I retrieved this fastq 2 directions 454 sequencing data from SRA database. The authors used qiime 1 converted both fasta and quality files before the fastq files submission. Both directions are around 620 bp.
Roche had an protocol for forward and reverse directions sequencing, but each sequence was from an unique fragment. That is why it has both directions but not paired-end reads. Some people discussed about this in biostars years ago.
Sorry for keep you waiting
Just to clarify, to use rescript to reorient the sequences you have to import forward and reverse as separate sequences file. But given these are not paired end files technically speaking I was supposing you were doing this anyway!
Now, for the denoising bit, I have a concern I hope someone more deep into dada2 can help to resolve (@benjjneb, I hope?? ).
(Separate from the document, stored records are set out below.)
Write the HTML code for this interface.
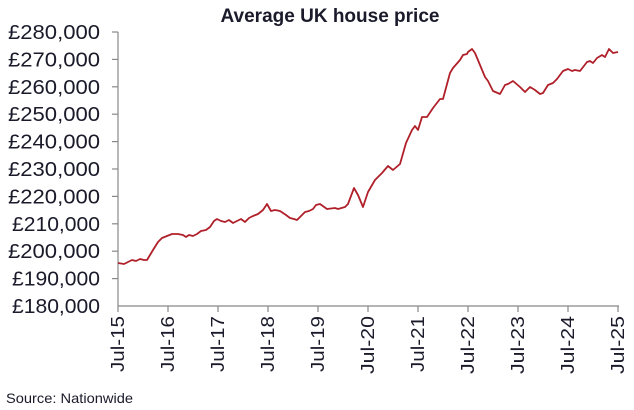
<!DOCTYPE html>
<html><head><meta charset="utf-8"><style>
body{margin:0;background:#fff;}
svg{display:block;}
text{font-family:"Liberation Sans",sans-serif;fill:#1a1a2a;}
</style></head><body>
<svg width="634" height="410" viewBox="0 0 634 410">
<text x="330" y="22" text-anchor="middle" font-size="19" font-weight="bold" fill="#12122a">Average UK house price</text>
<g stroke="#888" stroke-width="1.2">
<line x1="118" y1="32" x2="118" y2="306"/>
<line x1="118" y1="306" x2="619" y2="306"/>
<line x1="112" y1="32" x2="118" y2="32"/><line x1="112" y1="59.4" x2="118" y2="59.4"/><line x1="112" y1="86.8" x2="118" y2="86.8"/><line x1="112" y1="114.2" x2="118" y2="114.2"/><line x1="112" y1="141.6" x2="118" y2="141.6"/><line x1="112" y1="169" x2="118" y2="169"/><line x1="112" y1="196.4" x2="118" y2="196.4"/><line x1="112" y1="223.8" x2="118" y2="223.8"/><line x1="112" y1="251.2" x2="118" y2="251.2"/><line x1="112" y1="278.6" x2="118" y2="278.6"/>
<line x1="118" y1="306" x2="118" y2="312"/><line x1="168" y1="306" x2="168" y2="312"/><line x1="218" y1="306" x2="218" y2="312"/><line x1="268" y1="306" x2="268" y2="312"/><line x1="318" y1="306" x2="318" y2="312"/><line x1="368" y1="306" x2="368" y2="312"/><line x1="418" y1="306" x2="418" y2="312"/><line x1="468" y1="306" x2="468" y2="312"/><line x1="518" y1="306" x2="518" y2="312"/><line x1="568" y1="306" x2="568" y2="312"/><line x1="618" y1="306" x2="618" y2="312"/>
</g>
<g font-size="20" text-anchor="end">
<text x="100" y="39" textLength="92" lengthAdjust="spacingAndGlyphs">£280,000</text><text x="100" y="66.4" textLength="92" lengthAdjust="spacingAndGlyphs">£270,000</text><text x="100" y="93.8" textLength="92" lengthAdjust="spacingAndGlyphs">£260,000</text><text x="100" y="121.2" textLength="92" lengthAdjust="spacingAndGlyphs">£250,000</text><text x="100" y="148.6" textLength="92" lengthAdjust="spacingAndGlyphs">£240,000</text><text x="100" y="176" textLength="92" lengthAdjust="spacingAndGlyphs">£230,000</text><text x="100" y="203.4" textLength="92" lengthAdjust="spacingAndGlyphs">£220,000</text><text x="100" y="230.8" textLength="88" lengthAdjust="spacingAndGlyphs">£210,000</text><text x="100" y="258.2" textLength="92" lengthAdjust="spacingAndGlyphs">£200,000</text><text x="100" y="285.6" textLength="88" lengthAdjust="spacingAndGlyphs">£190,000</text><text x="100" y="313" textLength="88" lengthAdjust="spacingAndGlyphs">£180,000</text>
</g>
<g font-size="18" text-anchor="end">
<text transform="translate(124,316) rotate(-90)" textLength="56" lengthAdjust="spacingAndGlyphs">Jul-15</text>
<text transform="translate(174,316) rotate(-90)" textLength="56" lengthAdjust="spacingAndGlyphs">Jul-16</text>
<text transform="translate(224,316) rotate(-90)" textLength="56" lengthAdjust="spacingAndGlyphs">Jul-17</text>
<text transform="translate(274,316) rotate(-90)" textLength="56" lengthAdjust="spacingAndGlyphs">Jul-18</text>
<text transform="translate(324,316) rotate(-90)" textLength="56" lengthAdjust="spacingAndGlyphs">Jul-19</text>
<text transform="translate(374,316) rotate(-90)" textLength="58" lengthAdjust="spacingAndGlyphs">Jul-20</text>
<text transform="translate(424,316) rotate(-90)" textLength="56" lengthAdjust="spacingAndGlyphs">Jul-21</text>
<text transform="translate(474,316) rotate(-90)" textLength="58" lengthAdjust="spacingAndGlyphs">Jul-22</text>
<text transform="translate(524,316) rotate(-90)" textLength="58" lengthAdjust="spacingAndGlyphs">Jul-23</text>
<text transform="translate(574,316) rotate(-90)" textLength="58" lengthAdjust="spacingAndGlyphs">Jul-24</text>
<text transform="translate(624,316) rotate(-90)" textLength="58" lengthAdjust="spacingAndGlyphs">Jul-25</text>
</g>
<text x="6" y="403" font-size="14" textLength="127" lengthAdjust="spacingAndGlyphs">Source: Nationwide</text>
<polyline fill="none" stroke="#b0202a" stroke-width="1.8" stroke-linejoin="round" points="118,263 124,264 128,262 132,260 136,261 140,259 144,260 147,260 150,255 153,250 158,242 162,238 167,236 172,234 178,234 183,235 186,237 189,235 193,236 197,234 201,231 206,230 210,227 214,221 217,219 221,221 225,222 229,220 233,223 237,221 241,219 245,222 249,218 253,216 258,214 263,210 267,204 271,211 275,210 280,211 286,215 290,218 294,219 297,220 301,216 305,212 309,211 313,209 316,205 320,204 327,209 335,208 338,209 345,207 348,204 354,188 358,195 363,207 368,192 375,180 382,173 388,166 393,170 400,164 406,143 412,130 415,126 418,130 422,117 427,117 433,108 440,99 443,99 450,73 453,68 460,60 463,55 467,54 468,52 472,49 475,53 480,65 485,77 488,81 493,91 500,94 505,85 508,84 513,81 520,87 525,92 530,87 535,90 540,94 543,93 548,85 553,83 557,79 563,71 568,69 572,71 575,70 580,71 587,62 590,61 593,63 597,58 602,55 605,57 609,49 613,53 618,52"/>
</svg>
</body></html>
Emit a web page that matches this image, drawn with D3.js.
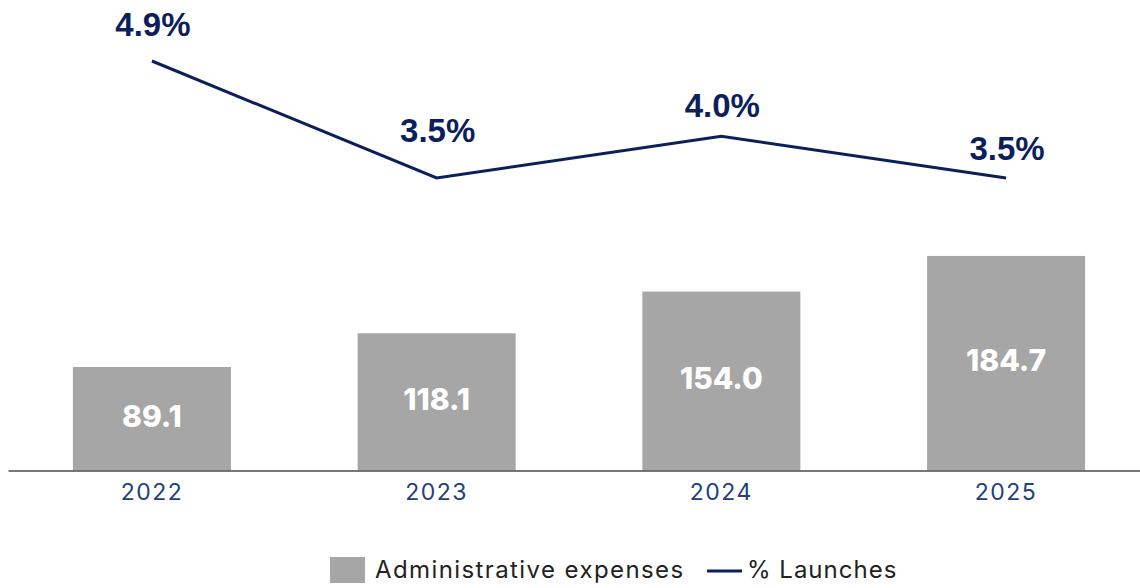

If you revert the sequences before denoising step, is having the low quality stretch at the beginning instead of the tail of the sequences, going to break any dada2 pyro assumption on the data?
As alternative, you could denoise separately forward and reverse, then taxonomic assign the ASVs, and finally merge the two results after taxonomic assignment (the negative side of this, you may not be able to do phylogenetic test on these data).
Hope it helps
In principle, no that should be fine as the quality scores indicating those lower quality bases are at the beginning of the reads will guide the dada2 denoising.
However, the critical thing for dada2 is that the oriented/re-oriented reads all start at the same position. This may (probably will) require trimming the re-oriented reads so that they start at the forward primer position.